Oakdale Patch: You mentioned you’re doing a scattered-site approach to community center amenities. Are there still any pieces of a community center that the city doesn’t have?

Waldron: It depends what is in the community center per se. All of those tend to be different and tend to have a different emphasis. If you’re looking for meeting rooms and a nature area and access to a pool, we’ve covered that part of it, if we’re looking at racquetball courts and unlimited gymnasiums or something, or a massive water park component, we haven’t done that. But I think the basics that tend to be important to people in terms of the band shell and the nature center meeting areas and the Parks Without Borders, the joint ice arena and so forth, and the meeting rooms, there I think we’ve done pretty good with our partners on that, and on our own.

Oakdale Patch: Do you think this discussion would be different if we were in a booming economy?

Waldron: No, the numbers and the youth have not changed. (The 2003 study) projected out the number of kids, and the numbers have pretty much stayed right within the parameters that they had talked about.

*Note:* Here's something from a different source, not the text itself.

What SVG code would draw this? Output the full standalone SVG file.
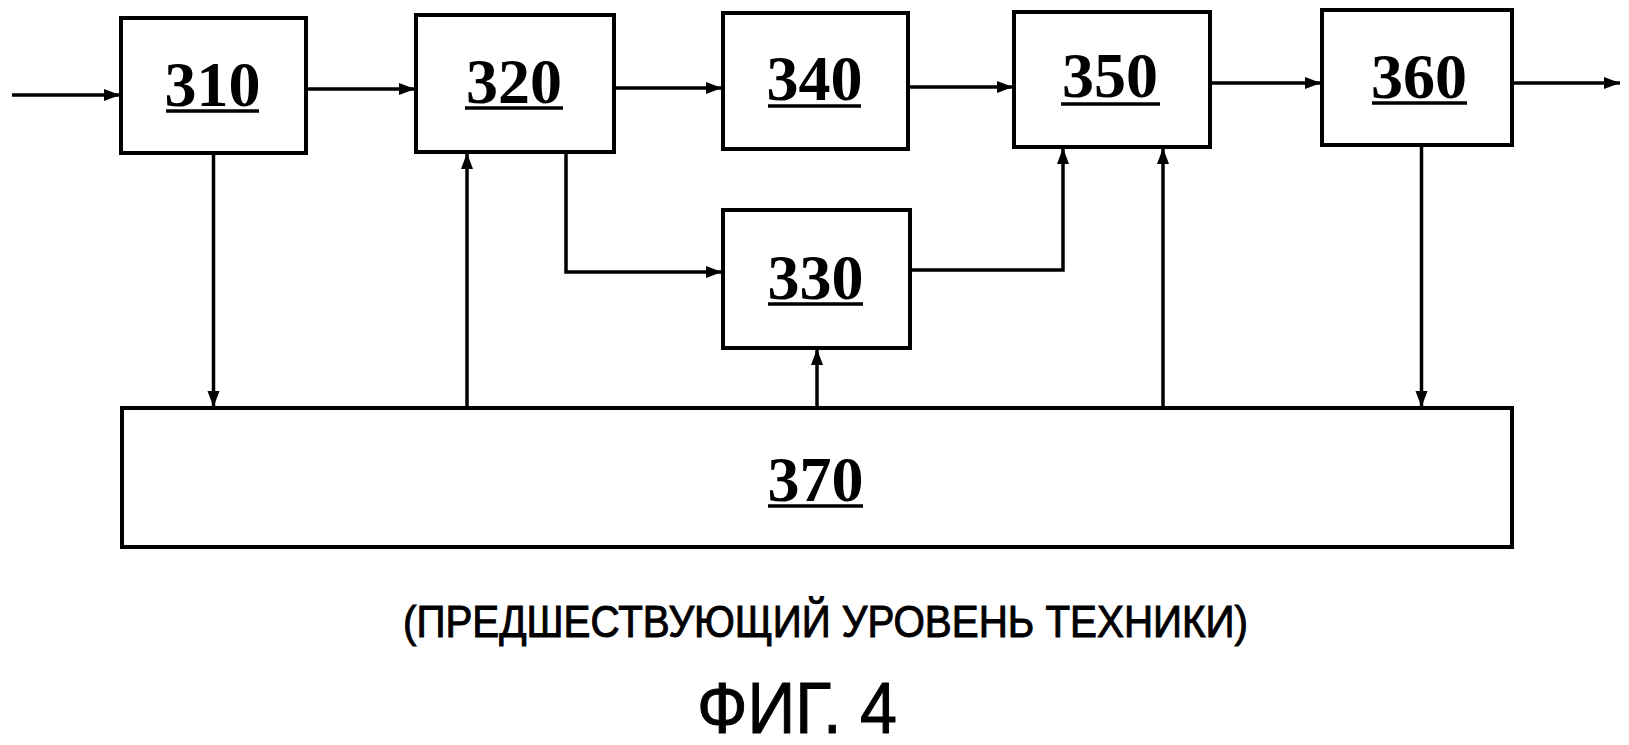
<svg xmlns="http://www.w3.org/2000/svg" width="1629" height="745" viewBox="0 0 1629 745">
<style>
.box{fill:#fff;stroke:#000;stroke-width:4}
.lbl{font-family:"Liberation Serif","Times New Roman",serif;font-size:64px;font-weight:bold;fill:#000;text-anchor:middle}
.ul{stroke:#000;stroke-width:3.5}
.c{fill:none;stroke:#000;stroke-width:3.5}
.cap{font-family:"Liberation Sans",Arial,sans-serif;fill:#000;stroke:#000;stroke-width:1}
</style>
<defs>
<marker id="ah" markerUnits="userSpaceOnUse" markerWidth="18" markerHeight="14" refX="16" refY="7" orient="auto">
<path d="M0,1 L16,7 L0,13 z" fill="#000"/>
</marker>
</defs>
<rect width="1629" height="745" fill="#fff"/>
<g id="connectors">
<line class="c" x1="12" y1="95" x2="120" y2="95" marker-end="url(#ah)"/>
<line class="c" x1="306" y1="89" x2="415" y2="89" marker-end="url(#ah)"/>
<line class="c" x1="614" y1="88" x2="722" y2="88" marker-end="url(#ah)"/>
<line class="c" x1="908" y1="87" x2="1013" y2="87" marker-end="url(#ah)"/>
<line class="c" x1="1210" y1="83" x2="1321" y2="83" marker-end="url(#ah)"/>
<line class="c" x1="1512" y1="83" x2="1620" y2="83" marker-end="url(#ah)"/>
<line class="c" x1="213.5" y1="153" x2="213.5" y2="407" marker-end="url(#ah)"/>
<line class="c" x1="467" y1="408" x2="467" y2="153" marker-end="url(#ah)"/>
<polyline class="c" points="566,152 566,272 722,272" marker-end="url(#ah)"/>
<polyline class="c" points="910,270 1063,270 1063,148" marker-end="url(#ah)"/>
<line class="c" x1="817" y1="408" x2="817" y2="349" marker-end="url(#ah)"/>
<line class="c" x1="1163" y1="408" x2="1163" y2="148" marker-end="url(#ah)"/>
<line class="c" x1="1421.5" y1="145" x2="1421.5" y2="407" marker-end="url(#ah)"/>
</g>
<g id="n310"><rect class="box" x="121" y="18" width="185" height="135"/><text class="lbl" x="212.5" y="106">310</text><line class="ul" x1="166" y1="111" x2="259" y2="111"/></g>
<g id="n320"><rect class="box" x="416" y="15" width="198" height="137"/><text class="lbl" x="514" y="103">320</text><line class="ul" x1="465" y1="108" x2="563" y2="108"/></g>
<g id="n340"><rect class="box" x="723" y="13" width="185" height="136"/><text class="lbl" x="814.5" y="100">340</text><line class="ul" x1="768" y1="106" x2="861" y2="106"/></g>
<g id="n350"><rect class="box" x="1014" y="12" width="196" height="135"/><text class="lbl" x="1110" y="97">350</text><line class="ul" x1="1061" y1="104" x2="1160" y2="104"/></g>
<g id="n360"><rect class="box" x="1322" y="10" width="190" height="135"/><text class="lbl" x="1419" y="98">360</text><line class="ul" x1="1372" y1="103" x2="1467" y2="103"/></g>
<g id="n330"><rect class="box" x="723" y="210" width="187" height="138"/><text class="lbl" x="815.5" y="299">330</text><line class="ul" x1="768" y1="304" x2="863" y2="304"/></g>
<g id="n370"><rect class="box" x="122" y="408" width="1390" height="139"/><text class="lbl" x="815.5" y="501">370</text><line class="ul" x1="768" y1="506" x2="863" y2="506"/></g>
<g id="caption">
<text class="cap" x="403" y="637" font-size="44" textLength="845" lengthAdjust="spacingAndGlyphs">(ПРЕДШЕСТВУЮЩИЙ УРОВЕНЬ ТЕХНИКИ)</text>
<text class="cap" x="697" y="733" font-size="72" textLength="200" lengthAdjust="spacingAndGlyphs" stroke-width="1.8">ФИГ. 4</text>
</g>
</svg>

If it were a booming economy and we had unlimited funds, it could be a potential, but again, probably not in the mall area because we’re so dependent on the private sector development to bring in the taxes that pay off our bonds.

Streetar: Something Craig said that was really important is that demographically … they (the YMCA) go where the population’s growing and families have kids. … The demographics drive everything, and we’re not adding tons and tons of people (ages) 0 through 5.

Oakdale Patch: Do you often hear residents say they want a community center?

Waldron: You hear people talk about the fact that it would be nice or it could be an interesting amenity and we agree with that, but then you start to get down to the practicality of the recession—the cost, do people want to pay the increased taxes to really A. build it and B. feed it, because they don’t cash flow. So once you start to have a hard discussion of what the costs are going to be and do you want to be taxed for it, then the enthusiasm tends to drift a little bit.